Short task. Look through the records below, count the lines with the word "diagram", and reply with only the number.

Source code of charts:
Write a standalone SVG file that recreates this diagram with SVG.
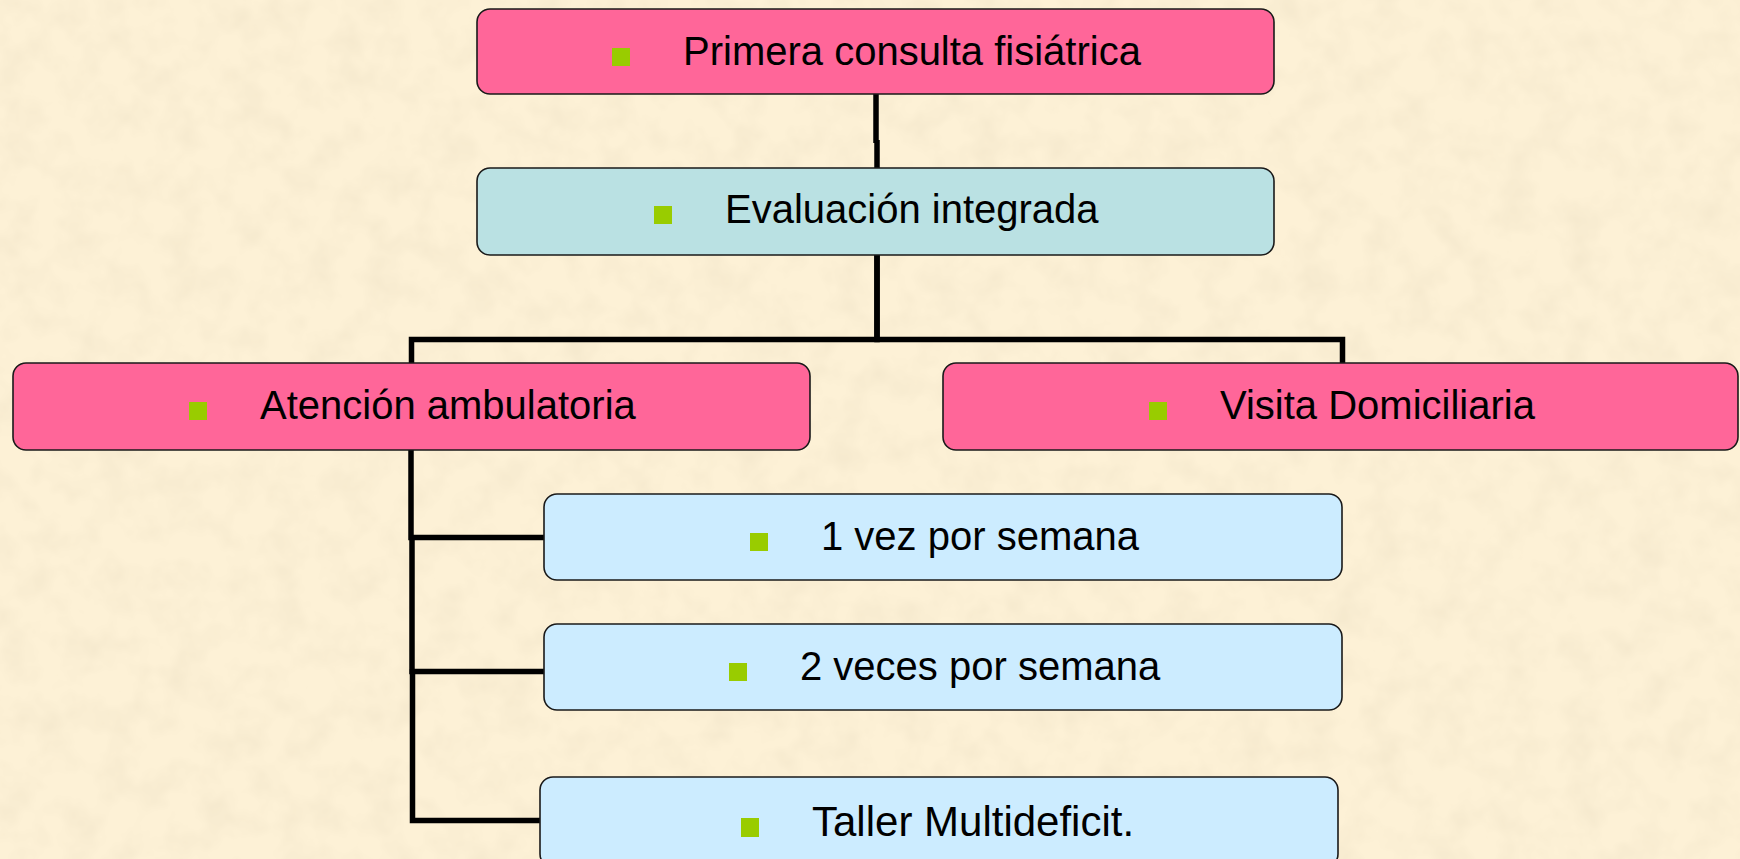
<svg xmlns="http://www.w3.org/2000/svg" width="1740" height="859" viewBox="0 0 1740 859">
  <defs>
    <filter id="paper" x="0" y="0" width="100%" height="100%">
      <feTurbulence type="fractalNoise" baseFrequency="0.03" numOctaves="3" seed="7" result="n"/>
      <feColorMatrix in="n" type="matrix" values="0 0 0 0 0.92  0 0 0 0 0.82  0 0 0 0 0.62  2.0 0 0 0 -0.78"/>
    </filter>
    <style>
      .box { stroke: #1a1a1a; stroke-width: 1.6; }
      .pink { fill: #FF6699; }
      .teal { fill: #BAE1E3; }
      .blue { fill: #CCECFF; }
      .bullet { fill: #99CC00; }
      .lbl { font-family: "Liberation Sans", Arial, sans-serif; font-size: 40px; fill: #000; }
      .conn { fill: none; stroke: #000; stroke-width: 5.5; stroke-linejoin: miter; stroke-linecap: butt; }
    </style>
  </defs>

  <rect x="0" y="0" width="1740" height="859" fill="#FDF1D6"/>
  <rect x="0" y="0" width="1740" height="859" filter="url(#paper)"/>

  <g id="connectors">
    <path class="conn" d="M876 94 V143 M877 140 V168"/>
    <path class="conn" d="M877 255 V339.5 H411.5 V363"/>
    <path class="conn" d="M877 255 V339.5 H1342.5 V363"/>
    <path class="conn" d="M411 450 V537.5 H544"/>
    <path class="conn" d="M412 535 V671.5 H544"/>
    <path class="conn" d="M412.5 669 V820.5 H540"/>
  </g>

  <g id="node-primera">
    <rect class="box pink" x="477" y="9" width="797" height="85" rx="13"/>
    <rect class="bullet" x="612" y="48" width="18" height="18"/>
    <text class="lbl" x="683" y="65">Primera consulta fisiátrica</text>
  </g>

  <g id="node-evaluacion">
    <rect class="box teal" x="477" y="168" width="797" height="87" rx="13"/>
    <rect class="bullet" x="654" y="206" width="18" height="18"/>
    <text class="lbl" x="725" y="223">Evaluación integrada</text>
  </g>

  <g id="node-atencion">
    <rect class="box pink" x="13" y="363" width="797" height="87" rx="13"/>
    <rect class="bullet" x="189" y="402" width="18" height="18"/>
    <text class="lbl" x="260" y="419">Atención ambulatoria</text>
  </g>

  <g id="node-visita">
    <rect class="box pink" x="943" y="363" width="795" height="87" rx="13"/>
    <rect class="bullet" x="1149" y="402" width="18" height="18"/>
    <text class="lbl" x="1220" y="419">Visita Domiciliaria</text>
  </g>

  <g id="node-1vez">
    <rect class="box blue" x="544" y="494" width="798" height="86" rx="13"/>
    <rect class="bullet" x="750" y="533" width="18" height="18"/>
    <text class="lbl" x="821" y="550">1 vez por semana</text>
  </g>

  <g id="node-2veces">
    <rect class="box blue" x="544" y="624" width="798" height="86" rx="13"/>
    <rect class="bullet" x="729" y="663" width="18" height="18"/>
    <text class="lbl" x="800" y="680">2 veces por semana</text>
  </g>

  <g id="node-taller">
    <rect class="box blue" x="540" y="777" width="798" height="90" rx="13"/>
    <rect class="bullet" x="741" y="818" width="18" height="19"/>
    <text class="lbl" x="812" y="836" style="font-size:42px">Taller Multideficit.</text>
  </g>
</svg>
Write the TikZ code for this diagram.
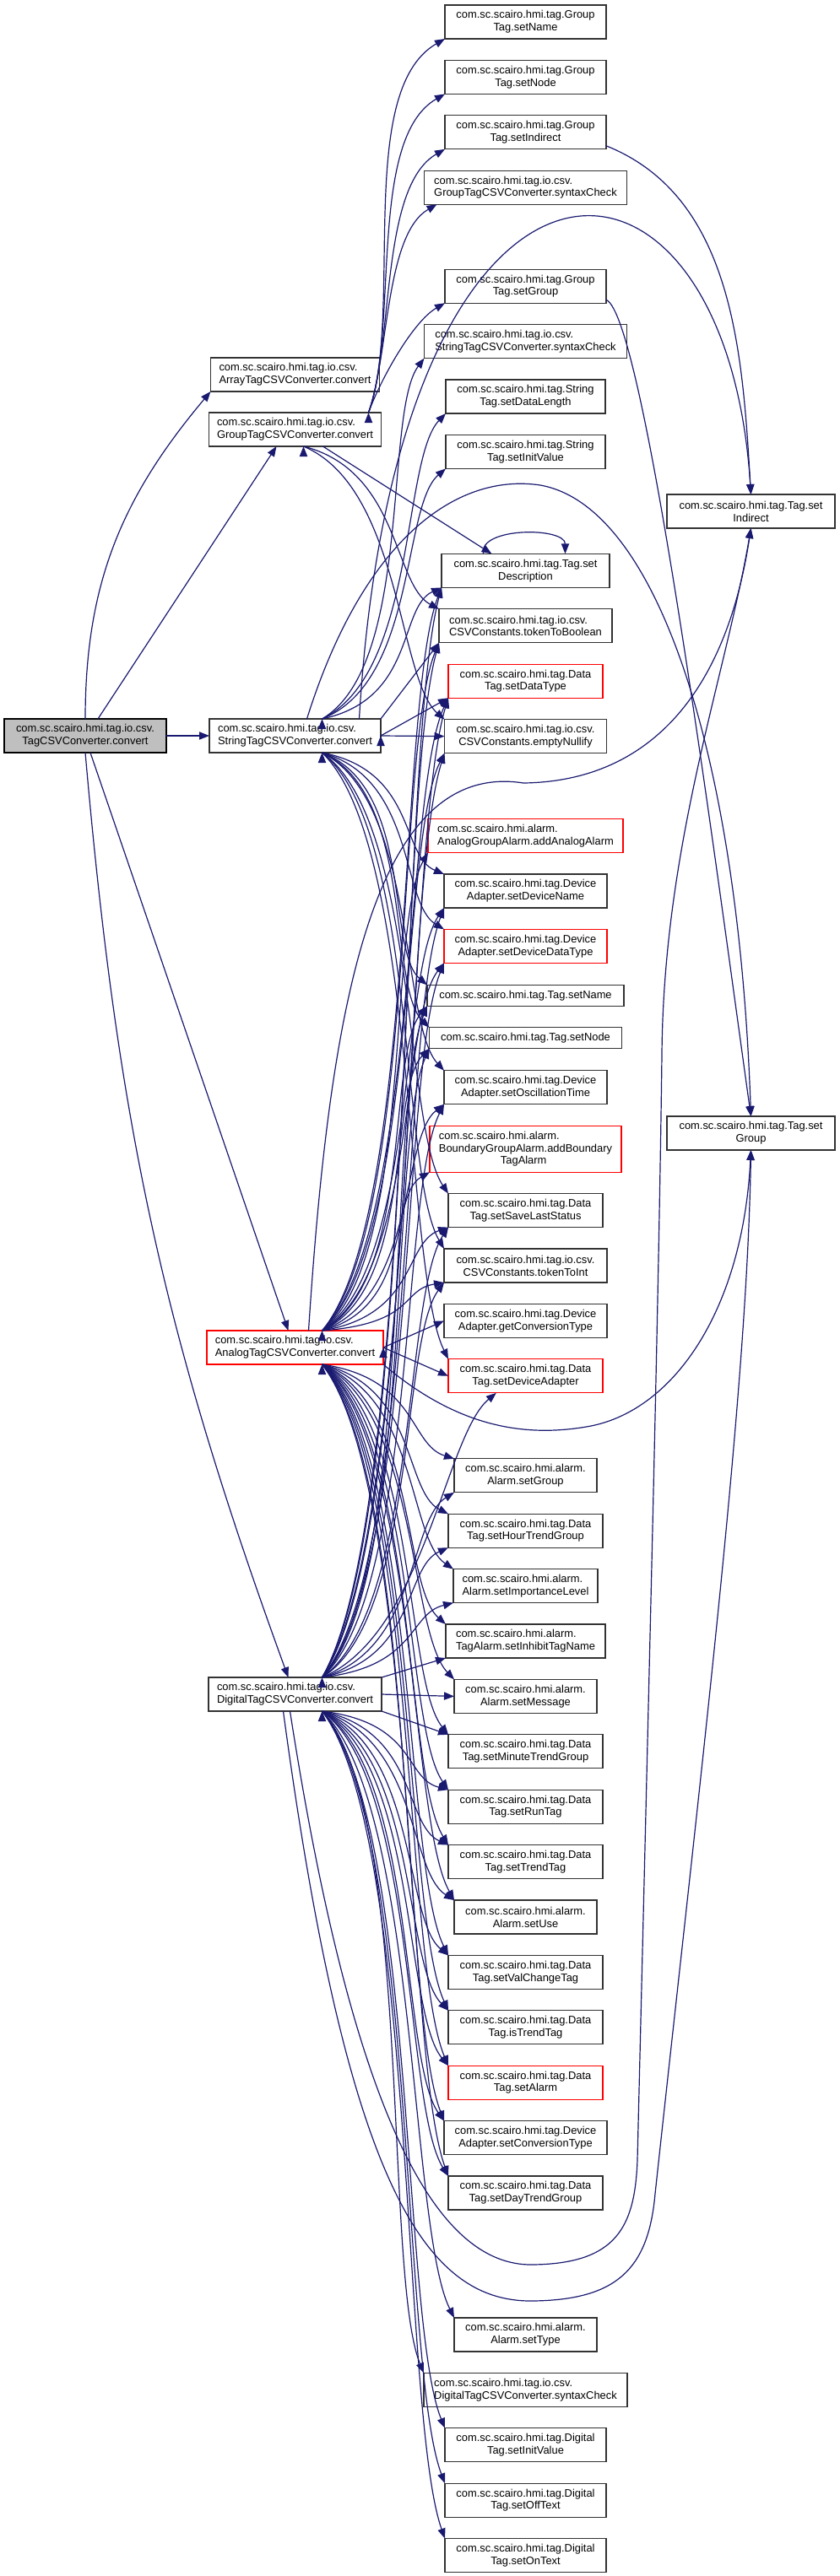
\documentclass[tikz,border=0pt]{standalone}
\usepackage{fontspec}
\setmainfont{Liberation Sans}
\usepackage{xcolor}
\usetikzlibrary{positioning,arrows.meta,calc}
\definecolor{callblue}{HTML}{191970}
\definecolor{rootgray}{HTML}{BFBFBF}

\begin{document}
\begin{tikzpicture}[
  x=0.25pt, y=0.25pt,
  font=\fontsize{3.225}{3.7}\selectfont,
  node distance=6.35pt,
  fn/.style={draw=black!80, line width=0.3pt, fill=white, align=center, inner xsep=2pt, inner ysep=0.5pt, outer sep=0pt, minimum height=10pt},
  fnl/.style={fn, align=left},
  hot/.style={draw=red},
  call/.style={-{Triangle[length=3pt,width=2.3pt]}, color=callblue, line width=0.3pt},
  riseto/.style={to path={.. controls ($(\tikztostart)!0.15!(\tikztotarget)+(90,0)$) and ($(\tikztostart)!0.85!(\tikztotarget)+(-30,0)$) .. (\tikztotarget)}},
  dropto/.style={riseto}
]
\useasboundingbox (0,0) rectangle (995,-3053);

% callers
\node[fn, fill=rootgray, draw=black, minimum width=48pt] (tagconv) at (101,-872) {com.sc.scairo.hmi.tag.io.csv.\\TagCSVConverter.convert};
\node[fnl, minimum width=50.75pt, right=12.75pt of tagconv] (strconv) {com.sc.scairo.hmi.tag.io.csv.\\StringTagCSVConverter.convert};
\node[fnl, minimum width=51pt, above=80.75pt of strconv] (groupconv) {com.sc.scairo.hmi.tag.io.csv.\\GroupTagCSVConverter.convert};
\node[fnl, minimum width=50pt, above=6.25pt of groupconv] (arrayconv) {com.sc.scairo.hmi.tag.io.csv.\\ArrayTagCSVConverter.convert};
\node[fnl, hot, minimum width=52.25pt, below=171.25pt of strconv] (anaconv) {com.sc.scairo.hmi.tag.io.csv.\\AnalogTagCSVConverter.convert};
\node[fnl, minimum width=51.25pt, below=92.75pt of anaconv] (digiconv) {com.sc.scairo.hmi.tag.io.csv.\\DigitalTagCSVConverter.convert};

% Tag setters on the right
\node[fn, minimum width=49.75pt] (tagindirect) at (889.5,-606) {com.sc.scairo.hmi.tag.Tag.set\\Indirect};
\node[fn, minimum width=49.75pt, below=174.25pt of tagindirect] (taggroup) {com.sc.scairo.hmi.tag.Tag.set\\Group};

% callees
\node[fn, minimum width=47.75pt] (gtname) at (622.5,-26) {com.sc.scairo.hmi.tag.Group\\Tag.setName};
\node[fn, minimum width=47.75pt, below=of gtname] (gtnode) {com.sc.scairo.hmi.tag.Group\\Tag.setNode};
\node[fn, minimum width=47.75pt, below=of gtnode] (gtindirect) {com.sc.scairo.hmi.tag.Group\\Tag.setIndirect};
\node[fnl, minimum width=60pt, below=of gtindirect] (gcheck) {com.sc.scairo.hmi.tag.io.csv.\\GroupTagCSVConverter.syntaxCheck};
\node[fn, minimum width=47.75pt, below=19.25pt of gcheck] (gtgroup) {com.sc.scairo.hmi.tag.Group\\Tag.setGroup};
\node[fnl, minimum width=60pt, below=of gtgroup] (scheck) {com.sc.scairo.hmi.tag.io.csv.\\StringTagCSVConverter.syntaxCheck};
\node[fn, minimum width=47.25pt, below=of scheck] (stlength) {com.sc.scairo.hmi.tag.String\\Tag.setDataLength};
\node[fn, minimum width=47.25pt, below=of stlength] (stinit) {com.sc.scairo.hmi.tag.String\\Tag.setInitValue};
\node[fn, minimum width=49.75pt, below=25.25pt of stinit] (desc) {com.sc.scairo.hmi.tag.Tag.set\\Description};
\node[fnl, minimum width=51.25pt, below=of desc] (tobool) {com.sc.scairo.hmi.tag.io.csv.\\CSVConstants.tokenToBoolean};
\node[fn, hot, minimum width=45.75pt, below=of tobool] (dtype) {com.sc.scairo.hmi.tag.Data\\Tag.setDataType};
\node[fn, minimum width=48pt, below=of dtype] (nullify) {com.sc.scairo.hmi.tag.io.csv.\\CSVConstants.emptyNullify};
\node[fnl, hot, minimum width=57.75pt, below=19.5pt of nullify] (addanalog) {com.sc.scairo.hmi.alarm.\\AnalogGroupAlarm.addAnalogAlarm};
\node[fn, minimum width=48.25pt, below=of addanalog] (devname) {com.sc.scairo.hmi.tag.Device\\Adapter.setDeviceName};
\node[fn, hot, minimum width=48.25pt, below=of devname] (devdtype) {com.sc.scairo.hmi.tag.Device\\Adapter.setDeviceDataType};
\node[fn, minimum width=58.25pt, minimum height=6.25pt, below=6.5pt of devdtype] (tname) {com.sc.scairo.hmi.tag.Tag.setName};
\node[fn, minimum width=57pt, minimum height=6.25pt, below=of tname] (tnode) {com.sc.scairo.hmi.tag.Tag.setNode};
\node[fn, minimum width=48.25pt, below=6.5pt of tnode] (osc) {com.sc.scairo.hmi.tag.Device\\Adapter.setOscillationTime};
\node[fnl, hot, minimum width=56.75pt, minimum height=13.75pt, below=of osc] (addbound) {com.sc.scairo.hmi.alarm.\\BoundaryGroupAlarm.addBoundary\\\hspace*{18.25pt}TagAlarm};
\node[fn, minimum width=45.75pt, below=of addbound] (savelast) {com.sc.scairo.hmi.tag.Data\\Tag.setSaveLastStatus};
\node[fn, minimum width=48.25pt, below=of savelast] (toint) {com.sc.scairo.hmi.tag.io.csv.\\CSVConstants.tokenToInt};
\node[fn, minimum width=48.25pt, below=of toint] (getconv) {com.sc.scairo.hmi.tag.Device\\Adapter.getConversionType};
\node[fn, hot, minimum width=45.75pt, below=of getconv] (devadapter) {com.sc.scairo.hmi.tag.Data\\Tag.setDeviceAdapter};
\node[fn, minimum width=42.25pt, below=19.5pt of devadapter] (agroup) {com.sc.scairo.hmi.alarm.\\Alarm.setGroup};
\node[fn, minimum width=45.75pt, below=of agroup] (hourtrend) {com.sc.scairo.hmi.tag.Data\\Tag.setHourTrendGroup};
\node[fnl, minimum width=42.75pt, below=of hourtrend] (importance) {com.sc.scairo.hmi.alarm.\\Alarm.setImportanceLevel};
\node[fnl, minimum width=47.25pt, below=of importance] (inhibit) {com.sc.scairo.hmi.alarm.\\TagAlarm.setInhibitTagName};
\node[fn, minimum width=42.25pt, below=of inhibit] (message) {com.sc.scairo.hmi.alarm.\\Alarm.setMessage};
\node[fn, minimum width=45.75pt, below=of message] (minutetrend) {com.sc.scairo.hmi.tag.Data\\Tag.setMinuteTrendGroup};
\node[fn, minimum width=45.75pt, below=of minutetrend] (runtag) {com.sc.scairo.hmi.tag.Data\\Tag.setRunTag};
\node[fn, minimum width=45.75pt, below=of runtag] (trendtag) {com.sc.scairo.hmi.tag.Data\\Tag.setTrendTag};
\node[fn, minimum width=42.25pt, below=of trendtag] (use) {com.sc.scairo.hmi.alarm.\\Alarm.setUse};
\node[fn, minimum width=45.75pt, below=of use] (valchange) {com.sc.scairo.hmi.tag.Data\\Tag.setValChangeTag};
\node[fn, minimum width=45.75pt, below=of valchange] (istrend) {com.sc.scairo.hmi.tag.Data\\Tag.isTrendTag};
\node[fn, hot, minimum width=45.75pt, below=of istrend] (alarm) {com.sc.scairo.hmi.tag.Data\\Tag.setAlarm};
\node[fn, minimum width=48.25pt, below=of alarm] (setconv) {com.sc.scairo.hmi.tag.Device\\Adapter.setConversionType};
\node[fn, minimum width=45.75pt, below=of setconv] (daytrend) {com.sc.scairo.hmi.tag.Data\\Tag.setDayTrendGroup};
\node[fn, minimum width=42.25pt, below=32pt of daytrend] (atype) {com.sc.scairo.hmi.alarm.\\Alarm.setType};
\node[fnl, minimum width=60.25pt, below=of atype] (dcheck) {com.sc.scairo.hmi.tag.io.csv.\\DigitalTagCSVConverter.syntaxCheck};
\node[fn, minimum width=47.75pt, below=of dcheck] (dtinit) {com.sc.scairo.hmi.tag.Digital\\Tag.setInitValue};
\node[fn, minimum width=47.75pt, below=of dtinit] (offtext) {com.sc.scairo.hmi.tag.Digital\\Tag.setOffText};
\node[fn, minimum width=47.75pt, below=of offtext] (ontext) {com.sc.scairo.hmi.tag.Digital\\Tag.setOnText};

% where the fans leave their callers
\coordinate (groupout) at ([xshift=-3.75pt]groupconv.north east);
\coordinate (groupbot) at ([xshift=2.5pt]groupconv.south);
\coordinate (strtop) at ([xshift=8pt]strconv.north);
\coordinate (strbot) at ([xshift=8pt]strconv.south);
\coordinate (anatop) at ([xshift=8pt]anaconv.north);
\coordinate (anabot) at ([xshift=8pt]anaconv.south);
\coordinate (digitop) at ([xshift=8pt]digiconv.north);
\coordinate (digibot) at ([xshift=8pt]digiconv.south);

% TagCSVConverter.convert
\draw[call] (tagconv.north) to[out=90, in=230] (arrayconv.south west);
\draw[call] ([xshift=3.75pt]tagconv.north) -- ([xshift=-5.5pt]groupconv.south);
\draw[call] (tagconv) -- (strconv);
\draw[call] ([xshift=1.5pt]tagconv.south) -- ([xshift=-2pt]anaconv.north);
\draw[call] (tagconv.south) to[out=-85, in=110] ([xshift=-2pt]digiconv.north);

% GroupTagCSVConverter.convert
\draw[call] (groupout)
  edge[out=70, in=210, looseness=0.7] (gtname.south west)
  edge[out=70, in=210, looseness=0.7] (gtnode.south west)
  edge[out=70, in=210, looseness=0.7] (gtindirect.south west)
  edge[out=70, in=210, looseness=0.7] ([xshift=3.75pt]gcheck.south west)
  edge[out=70, in=210, looseness=0.7] (gtgroup.south west);
\draw[call] ([xshift=8.25pt]groupconv.south) -- ([xshift=-10pt]desc.north);
\draw[call] (groupbot) edge[dropto] (tobool.north west) edge[dropto] (nullify.north west);

% GroupTag -> Tag
\draw[call] ([yshift=1pt]gtindirect.south east) .. controls +(150,-60) and +(-10,170) .. (tagindirect.north);
\draw[call] ([yshift=1pt]gtgroup.south east) .. controls +(45,-20) and +(-45,323) .. (taggroup.north);
\draw[call] ([xshift=-12.5pt]desc.north) .. controls +(-6,32) and +(0,32) .. ([xshift=11.75pt]desc.north);

% StringTagCSVConverter.convert
\draw[call] (strtop)
  edge[riseto] (scheck.south west) edge[riseto] (stlength.south west)
  edge[riseto] (stinit.south west) edge[riseto] (desc.south west);
\draw[call] (strconv.north east) -- (tobool.south west);
\draw[call] (strconv.east) edge (dtype.south west) edge (nullify.west);
\draw[call] (strbot)
  edge[dropto] (devname.north west) edge[dropto] (devdtype.north west)
  edge[dropto] (tname.north west) edge[dropto] (tnode.north west)
  edge[dropto] (osc.north west) edge[dropto] (savelast.north west)
  edge[dropto] (toint.north west) edge[dropto] (devadapter.north west);
\draw[call] ([xshift=19pt]strconv.north) .. controls (470,-100) and (860,-120) .. (tagindirect.north);
\draw[call] ([xshift=3.5pt]strconv.north) .. controls (430,-640) and (540,-560) .. (640,-575)
  .. controls (780,-600) and (875,-900) .. (taggroup.north);

% AnalogTagCSVConverter.convert
\draw[call] (anatop)
  edge[riseto] (desc.south west) edge[riseto] (tobool.south west)
  edge[riseto] (dtype.south west) edge[riseto] (nullify.south west)
  edge[riseto] (addanalog.south west) edge[riseto] (devname.south west)
  edge[riseto] (devdtype.south west) edge[riseto] (tname.south west)
  edge[riseto] (tnode.south west) edge[riseto] (osc.south west)
  edge[riseto] (addbound.south west) edge[riseto] (savelast.south west)
  edge[riseto] (toint.south west);
\draw[call] (anaconv.east) edge (getconv.west) edge (devadapter.west);
\draw[call] (anabot)
  edge[dropto] (agroup.north west) edge[dropto] (hourtrend.north west)
  edge[dropto] (importance.north west) edge[dropto] (inhibit.north west)
  edge[dropto] (message.north west) edge[dropto] (minutetrend.north west)
  edge[dropto] (runtag.north west) edge[dropto] (trendtag.north west)
  edge[dropto] (use.north west) edge[dropto] (valchange.north west)
  edge[dropto] (istrend.north west) edge[dropto] (alarm.north west)
  edge[dropto] (setconv.north west) edge[dropto] (daytrend.north west);
\draw[call] ([xshift=4pt]anaconv.north) .. controls (390,-1200) and (440,-900) .. (620,-928)
  .. controls (770,-926) and (860,-820) .. (tagindirect.south);
\draw[call] (anaconv.south east) .. controls (540,-1690) and (620,-1705) .. (700,-1690)
  .. controls (800,-1670) and (880,-1550) .. (taggroup.south);

% DigitalTagCSVConverter.convert
\draw[call] (digitop)
  edge[riseto] (desc.south west) edge[riseto] (tobool.south west)
  edge[riseto] (dtype.south west) edge[riseto] (nullify.south west)
  edge[riseto] (devname.south west) edge[riseto] (devdtype.south west)
  edge[riseto] (tname.south west) edge[riseto] (tnode.south west)
  edge[riseto] (osc.south west) edge[riseto] (savelast.south west)
  edge[riseto] (toint.south west) edge[riseto] (devadapter.-150)
  edge[riseto] (agroup.south west) edge[riseto] (hourtrend.south west)
  edge[riseto] (importance.south west);
\draw[call] (digiconv.north east) -- (inhibit.south west);
\draw[call] (digiconv.east) -- (message.west);
\draw[call] (digiconv.south east) -- (minutetrend.north west);
\draw[call] (digibot)
  edge[dropto] (runtag.north west) edge[dropto] (trendtag.north west)
  edge[dropto] (use.north west) edge[dropto] (valchange.north west)
  edge[dropto] (istrend.north west) edge[dropto] (alarm.north west)
  edge[dropto] (setconv.north west) edge[dropto] (daytrend.north west)
  edge[dropto] (atype.north west) edge[dropto] (dcheck.north west)
  edge[dropto] (dtinit.north west) edge[dropto] (offtext.north west)
  edge[dropto] (ontext.north west);
\draw[call] ([xshift=-1.5pt]digiconv.south) .. controls (420,-2520) and (520,-2685) .. (630,-2684)
  .. controls (730,-2683) and (752,-2640) .. (755,-2560)
  .. controls (771,-1900) and (781,-1500) .. (784,-1250)
  .. controls (786,-1000) and (860,-800) .. (tagindirect.south);
\draw[call] ([xshift=-3.5pt]digiconv.south) .. controls (410,-2580) and (500,-2728) .. (630,-2727)
  .. controls (730,-2726) and (768,-2690) .. (776,-2600)
  .. controls (830,-2100) and (885,-1650) .. (taggroup.south);
\end{tikzpicture}
\end{document}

Exercise response. 2